Solve pollution. Save lives. Protect the planet.

GAHP, Global Alliance on Health and Pollution, to release new analysis showing combined sources of pollution are the top cause of death in the developing world, killing more than 10 million per year, yet the draft of the new Sustainable Development Goals on Health downplays the issue.

Teleconference: Friday, June 13, 2014, 11:00 AM (New York – EDT)

U.S. toll free 1-877-366-0711, Canada toll free 1-866-627-1651, International +1 302-709-8446

Register in advance to receive the conference passcode and the new analysis, email [email protected] by EOD 6/12.

WHAT:

GAHP member organizations will present a position paper with new analysis to the Open Working Group on Health for the SDGs urging a higher priority for a comprehensive approach to pollution. GAHP representatives will be on the conference call to review the data and position paper with members of the press.

WHO: Speakers will be

  • Richard Fuller, President of Pure Earth/Blacksmith Institute
  • Karti Sandilya, GAHP secretariat, and former DG of Asian Development Bank
  • Dr. Jack Caravanos, Associate Professor, CUNY Hunter College, School of Public Health; Technical Advisor, GAHP.
  • Jacob Duer, United Nations Environment Program
  • John Pwamang, Ghana Environmental Protection Agency, Government of Ghana
  • Fernando Lugris, Ambassador and Deputy Director at the Ministry of Foreign Affairs, Government of Uruguay

WHY:

A widening plague of industrial, agricultural, chemical pollution and poor sanitation in the developing countries has become the largest cause of global deaths each year- killing more than 10 million people – but world leaders are downplaying the combined effects and focusing on only air pollution as the main area of concern in health related goal of the new post-2015 Sustainable Development Goals currently under development.

The World Health Organization (WHO) on March 25 released a report noting that seven million people die of indoor and outdoor air pollution every year. GAHP, the Global Alliance on Health and Pollution (https://www.gahp.net/new/spotlight-pollution/) analyzed additional data from the WHO and the Toxic Sites Identification Program to determine death by various pollutant pathways.
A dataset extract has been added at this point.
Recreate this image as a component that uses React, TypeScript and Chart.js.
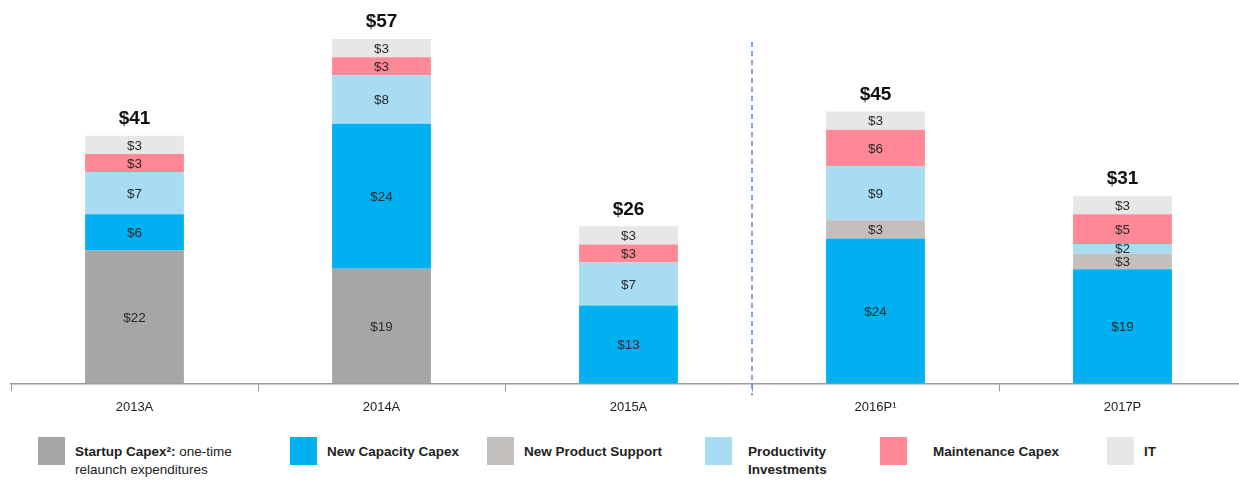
import React, { useEffect, useRef } from "react";
import { Chart, registerables } from "chart.js";

Chart.register(...registerables);

const categories = ["2013A", "2014A", "2015A", "2016P¹", "2017P"];
const startupCapex = [22, 19, 0, 0, 0];
const newCapacityCapex = [6, 24, 12.9, 24, 18.9];
const newProductSupport = [0, 0, 0, 3, 2.6];
const productivityInvestments = [7, 8, 7.1, 9, 1.6];
const maintenanceCapex = [3, 3, 3, 6, 4.9];
const itCapex = [3, 3, 3, 3, 3];

const seriesNames = [
  "Startup Capex",
  "New Capacity Capex",
  "New Product Support",
  "Productivity Investments",
  "Maintenance Capex",
  "IT",
];
const seriesColors = ["#a6a6a6", "#00b0f0", "#c2bfbc", "#a7dcf2", "#ff8896", "#e8e6e8"];
const seriesData = [
  startupCapex,
  newCapacityCapex,
  newProductSupport,
  productivityInvestments,
  maintenanceCapex,
  itCapex,
];

const FONT = "'Liberation Sans', Arial, sans-serif";

const labelPlugin = {
  id: "stackLabels",
  afterDatasetsDraw(chart: any) {
    const ctx = chart.ctx;
    const n = chart.data.labels.length;
    ctx.save();
    ctx.textAlign = "center";
    ctx.textBaseline = "middle";
    chart.data.datasets.forEach((ds: any, di: number) => {
      const meta = chart.getDatasetMeta(di);
      meta.data.forEach((el: any, i: number) => {
        const v = ds.data[i];
        if (!v) return;
        ctx.font = `13.5px ${FONT}`;
        ctx.fillStyle = "#2a2a2a";
        ctx.fillText("$" + Math.round(v), el.x, (el.y + el.base) / 2 + 1);
      });
    });
    // totals
    for (let i = 0; i < n; i++) {
      let total = 0;
      chart.data.datasets.forEach((ds: any) => (total += ds.data[i] || 0));
      const topMeta = chart.getDatasetMeta(chart.data.datasets.length - 1);
      const el = topMeta.data[i];
      ctx.font = `bold 19px ${FONT}`;
      ctx.fillStyle = "#111";
      ctx.fillText("$" + Math.round(total), el.x, el.y - 17);
    }
    // dashed divider between actual and projected
    const xs = chart.scales.x;
    const ys = chart.scales.y;
    const xd = (xs.getPixelForValue(2) + xs.getPixelForValue(3)) / 2;
    ctx.strokeStyle = "#4a8fd6";
    ctx.lineWidth = 1.5;
    ctx.setLineDash([5, 4]);
    ctx.beginPath();
    ctx.moveTo(xd, chart.chartArea.top + 21);
    ctx.lineTo(xd, ys.getPixelForValue(0) + 12);
    ctx.stroke();
    ctx.restore();
  },
};

const legendX = [38, 290, 487, 705, 880, 1107];

export default function App() {
  const ref = useRef<HTMLCanvasElement>(null);
  useEffect(() => {
    if (!ref.current) return;
    const chart = new Chart(ref.current, {
      type: "bar",
      data: {
        labels: categories,
        datasets: seriesData.map((d, i) => ({
          label: seriesNames[i],
          data: d,
          backgroundColor: seriesColors[i],
          borderWidth: 0,
          barPercentage: 0.4,
          categoryPercentage: 1,
        })),
      },
      options: {
        animation: false,
        responsive: false,
        maintainAspectRatio: false,
        layout: { padding: { top: 21, left: 11, right: 2, bottom: 0 } },
        plugins: { legend: { display: false }, tooltip: { enabled: false } },
        scales: {
          x: {
            stacked: true,
            offset: true,
            border: { display: true, color: "#9a9a9a", width: 1.5 },
            grid: {
              offset: true,
              drawOnChartArea: false,
              drawTicks: true,
              tickLength: 8,
              color: "#9a9a9a",
            },
            ticks: { color: "#222", font: { family: FONT, size: 13 }, padding: 8 },
          },
          y: { stacked: true, display: false, min: 0, max: 60 },
        },
      },
      plugins: [labelPlugin],
    });
    return () => chart.destroy();
  }, []);

  return (
    <div style={{ position: "absolute", left: 0, top: 0, width: 1239, height: 483, overflow: "hidden", background: "#fff", fontFamily: FONT }}>
      <canvas ref={ref} width={1248} height={423} style={{ position: "absolute", left: 0, top: 0 }} />
      {seriesNames.map((name, i) => (
        <div key={name} style={{ position: "absolute", left: legendX[i], top: 437, display: "flex", alignItems: "flex-start" }}>
          <div style={{ width: 27, height: 28, background: seriesColors[i], flex: "none" }} />
          <div style={{ marginLeft: i === 3 ? 16 : i === 4 ? 26 : 10, marginTop: 6, fontSize: 13.5, lineHeight: "18px", color: "#222", fontWeight: "bold", whiteSpace: "nowrap" }}>
            {i === 0 ? (
              <>
                Startup Capex²:<span style={{ fontWeight: "normal" }}> one-time</span>
                <br />
                <span style={{ fontWeight: "normal" }}>relaunch expenditures</span>
              </>
            ) : i === 3 ? (
              <>
                Productivity
                <br />
                Investments
              </>
            ) : (
              name
            )}
          </div>
        </div>
      ))}
    </div>
  );
}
This analysis showed that at least three million more die from sanitation, toxic contaminants in water, soil, or airborne exposure to lead, mercury, chromium and many other industrial and agricultural chemicals.

More specifically, in 2012, deaths from outdoor air pollution caused 3.7 million deaths; indoor air, primarily from cookstoves, killed 4.3 million; soil and water contamination killed 1 million; poor or non-existent sanitation killed 1.9 million.  This total from all these pollution sources was 10.9 million dead in 2012.

By comparison, there were 1.5 million deaths from HIV; 600,000 from malaria; and 900,000 from tuberculosis. It is an extraordinary fact that pollution kills three times more people than HIV, malaria and TB combined. Yet, it receives a fraction of the attention and funding given to those three.

Part of the reason is that diseases like HIV, malaria and TB are visible and more easily measured, while pollution is a “risk factor”, causing other diseases, and its impact is much more difficult to track. Pollution causes increases in diseases, such as cancer, and reduces life expectancy, but statistics collected from medical agencies around the world do not record it as the cause of death. Instead, analyses must be done based on variations in death rates as pollutants increase. Reducing pollution will reduce the amount of cancer and other diseases in the world’s poorest communities.

A comprehensive approach to all forms of pollution is critical as pollution damages health all over the world, killing thousands daily, especially children. Many communities in poor countries are assaulted simultaneously with different combinations of these harmful pollutants, whether as airborne particles, industrial wastes discharged into rivers used for drinking and bathing, pesticides or herbicides on crops absorbed into food and seeping into ground water, to name just a few. Not only do these combined substances cause disability and disease today, but the neurotoxic and transgenerational threats they pose to children under age 5, babies in-utero and the future reproductive health of women cries out for priority status in the SDGs.